Em outras palavras: só num mundo do não-dever como o nosso, de códigos morais individualizados e de quase irresponsabilidade, seríamos capazes de gerar a palavra stress. Não à toa é uma palavra americana. Só há gente estressada se isso é concebido por conta da sociedade ter se tornado prazerosamente leve. A desoneração veio para ficar. Com ela, as onerações que num primeiro momento podem parecer frívolas, mas que se tornam realmente onerações. Nessa sociedade há então espaço para um bocado de ongs cuidando de focas disputando espaço com um outro bom número de ongs cuidando de aborto e mais uma porção enorme de associações querendo salvar pobres de uma determinada região do planeta, mas não de outra. A generosidade por pessoas, grupos, animais, instituições, prédios e até tecnologia é também grupelhizada e individualizada. Aliás, como também acontece com a religião.  Não há volta. Isso estressa a todos, quando todos estão em situação já tão alta, fora do círculo de antigas onerações, que podem até sentir falta de ar. Também a ida ao psicanalista pertence a pedado da frivolidade que vem da desoneração geral. Torno-me um peso, já que não tenho peso algum.

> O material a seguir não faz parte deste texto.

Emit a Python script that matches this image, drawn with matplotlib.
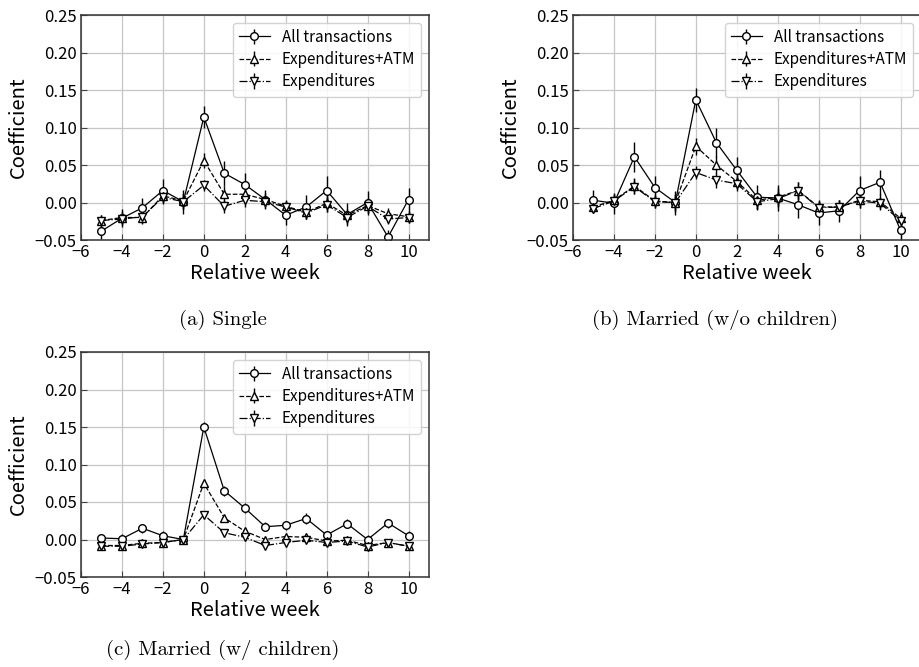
import matplotlib
matplotlib.use("Agg")
import matplotlib.pyplot as plt
from matplotlib.ticker import FuncFormatter
import numpy as np

# Relative weeks around the event
weeks = np.arange(-5, 11)

series_labels = ["All transactions", "Expenditures+ATM", "Expenditures"]
series_styles = ["-", "--", "-."]
series_markers = ["o", "^", "v"]

# (a) Single
single_all = [-0.038, -0.021, -0.007, 0.016, 0.001, 0.114, 0.039, 0.024, 0.004, -0.017,
              -0.006, 0.016, -0.016, 0.000, -0.046, 0.004]
single_all_err = [0.011, 0.012, 0.013, 0.015, 0.016, 0.015, 0.017, 0.015, 0.013, 0.013,
                  0.016, 0.020, 0.015, 0.016, 0.010, 0.016]
single_atm = [-0.024, -0.020, -0.020, 0.009, 0.002, 0.056, 0.011, 0.011, 0.004, -0.005,
              -0.013, -0.001, -0.017, -0.004, -0.015, -0.019]
single_atm_err = [0.008, 0.009, 0.009, 0.010, 0.011, 0.010, 0.011, 0.010, 0.009, 0.009,
                  0.009, 0.011, 0.009, 0.010, 0.008, 0.008]
single_exp = [-0.024, -0.022, -0.019, 0.007, 0.001, 0.023, -0.005, 0.003, 0.001, -0.006,
              -0.014, -0.003, -0.020, -0.005, -0.022, -0.020]
single_exp_err = [0.007, 0.008, 0.008, 0.009, 0.010, 0.007, 0.009, 0.009, 0.008, 0.008,
                  0.008, 0.010, 0.008, 0.009, 0.007, 0.007]

# (b) Married without children
nokid_all = [0.003, -0.001, 0.061, 0.020, 0.000, 0.137, 0.080, 0.043, 0.007, 0.006,
             -0.003, -0.014, -0.011, 0.016, 0.027, -0.037]
nokid_all_err = [0.014, 0.014, 0.020, 0.016, 0.016, 0.016, 0.019, 0.018, 0.017, 0.017,
                 0.018, 0.016, 0.015, 0.019, 0.017, 0.015]
nokid_atm = [-0.006, 0.003, 0.022, 0.002, 0.000, 0.075, 0.050, 0.028, 0.003, 0.007,
             0.016, -0.006, -0.006, 0.003, 0.001, -0.021]
nokid_atm_err = [0.007, 0.009, 0.011, 0.009, 0.012, 0.011, 0.012, 0.010, 0.011, 0.012,
                 0.012, 0.010, 0.010, 0.010, 0.010, 0.008]
nokid_exp = [-0.008, 0.002, 0.021, 0.001, 0.000, 0.040, 0.030, 0.025, 0.001, 0.005,
             0.016, -0.007, -0.006, 0.002, -0.001, -0.024]
nokid_exp_err = [0.006, 0.008, 0.010, 0.008, 0.010, 0.009, 0.010, 0.009, 0.010, 0.011,
                 0.011, 0.009, 0.009, 0.009, 0.009, 0.007]

# (c) Married with children
kids_all = [0.002, 0.001, 0.015, 0.005, 0.000, 0.150, 0.065, 0.042, 0.017, 0.019,
            0.028, 0.006, 0.021, 0.000, 0.022, 0.005]
kids_all_err = [0.006, 0.006, 0.006, 0.006, 0.005, 0.007, 0.007, 0.007, 0.006, 0.006,
                0.007, 0.006, 0.006, 0.006, 0.006, 0.006]
kids_atm = [-0.008, -0.008, -0.005, -0.004, 0.000, 0.075, 0.029, 0.011, 0.000, 0.004,
            0.003, -0.002, -0.001, -0.008, -0.004, -0.009]
kids_atm_err = [0.004, 0.004, 0.004, 0.004, 0.004, 0.004, 0.004, 0.004, 0.004, 0.004,
                0.004, 0.004, 0.004, 0.004, 0.004, 0.004]
kids_exp = [-0.009, -0.009, -0.006, -0.004, 0.000, 0.033, 0.009, 0.003, -0.008, -0.004,
            -0.001, -0.004, -0.002, -0.010, -0.004, -0.009]
kids_exp_err = [0.003, 0.003, 0.003, 0.003, 0.003, 0.003, 0.003, 0.003, 0.003, 0.003,
                0.003, 0.003, 0.003, 0.003, 0.003, 0.003]

panels = [
    ("(a) Single", [single_all, single_atm, single_exp],
     [single_all_err, single_atm_err, single_exp_err]),
    ("(b) Married (w/o children)", [nokid_all, nokid_atm, nokid_exp],
     [nokid_all_err, nokid_atm_err, nokid_exp_err]),
    ("(c) Married (w/ children)", [kids_all, kids_atm, kids_exp],
     [kids_all_err, kids_atm_err, kids_exp_err]),
]

W, H = 919, 667
plt.rcParams["font.family"] = ["Noto Sans CJK JP", "DejaVu Sans"]
plt.rcParams["axes.unicode_minus"] = True
fig = plt.figure(figsize=(W / 100, H / 100), dpi=100)

# axes boxes in pixels: left, top, width, height
boxes = [(81, 15, 348, 225), (573, 15, 348, 225), (81, 352, 348, 225)]
caption_xy = [(223, 320), (715, 320), (223, 650)]

ytick_fmt = FuncFormatter(lambda v, _: f"{v:.2f}".replace("-", "\u2212"))
xtick_fmt = FuncFormatter(lambda v, _: f"{v:.0f}".replace("-", "\u2212"))

for (title, vals, errs), (l, t, w, h), (cx, cy) in zip(panels, boxes, caption_xy):
    ax = fig.add_axes([l / W, 1 - (t + h) / H, w / W, h / H])
    for v, e, lab, ls, mk in zip(vals, errs, series_labels, series_styles, series_markers):
        ax.errorbar(weeks, v, yerr=e, fmt=mk, linestyle=ls, color="black",
                    mfc="white", mec="black", ms=5.5, lw=0.9, elinewidth=1.0,
                    capsize=0, label=lab)
    ax.set_xlim(-6, 11)
    ax.set_ylim(-0.05, 0.25)
    ax.set_xticks(np.arange(-6, 11, 2))
    ax.set_yticks(np.arange(-0.05, 0.2501, 0.05))
    ax.yaxis.set_major_formatter(ytick_fmt)
    ax.xaxis.set_major_formatter(xtick_fmt)
    ax.grid(True, color="#c6c6c6", lw=0.9)
    ax.set_axisbelow(True)
    ax.tick_params(direction="in", length=4, labelsize=12, pad=3, color="#444444")
    for s in ax.spines.values():
        s.set_color("#333333")
        s.set_linewidth(1.1)
    ax.set_xlabel("Relative week", fontsize=14.5, labelpad=1)
    ax.set_ylabel("Coefficient", fontsize=14.5, labelpad=4)
    leg = ax.legend(loc="upper right", fontsize=11, frameon=True, fancybox=True,
                    borderaxespad=0.5, handlelength=2.0, labelspacing=0.35)
    leg.get_frame().set_edgecolor("#cccccc")
    leg.get_frame().set_alpha(0.85)
    fig.text(cx / W, 1 - cy / H, title, ha="center", va="center",
             fontsize=15, family="cmr10")

fig.savefig("out.png", dpi=100)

Quando olhamos para  o mundo nesses termos, que implica em se livrar do palavreado um pouco simples demais de Lipovetsky (mas longe de mim de acusá-lo ser uma fala-nada do tipo Bauman) e também deixar de lado a Internacional Miserabilista (que prega a tese de que nosso destino está traçado pela falta, pela pobreza, e então temos sempre de nos agredir uns aos outros ou criar leis que agridam todos de uma vez), tudo faz mais sentido. Nesse caso, estamos usando olhar de Sloterdijk.

Nesse campo, o que nos espera é a compreensão de como funciona a ‘insuportável leveza do ser’. Compreender nossos tempos e saber olhar para que stress irá surgir de nossa falta de stress e dentro dessa falta: o que virá de nossa liberdade, de nossa leveza, de nossa multiplicidade de opções, de nossa capacidade de aderir à ludicidade da vida de joguinhos no celular que, enfim, se mistura com a prática de nosso trabalho e, inclusive, da prática da guerra? Tudo é feito para que se sinta dor quando tudo pode ser anestesiado. Tudo é feito para que não se possa sentir tédio, sem que com isso tenhamos de fazer o que os nazistas fizeram. Eles, como escreveu Adorno certa vez, se vangloriavam ao dizer: “quando tudo isso [a guerra] acabar, poderão falar tudo de ruim de nós, menos que fomos entediantes”.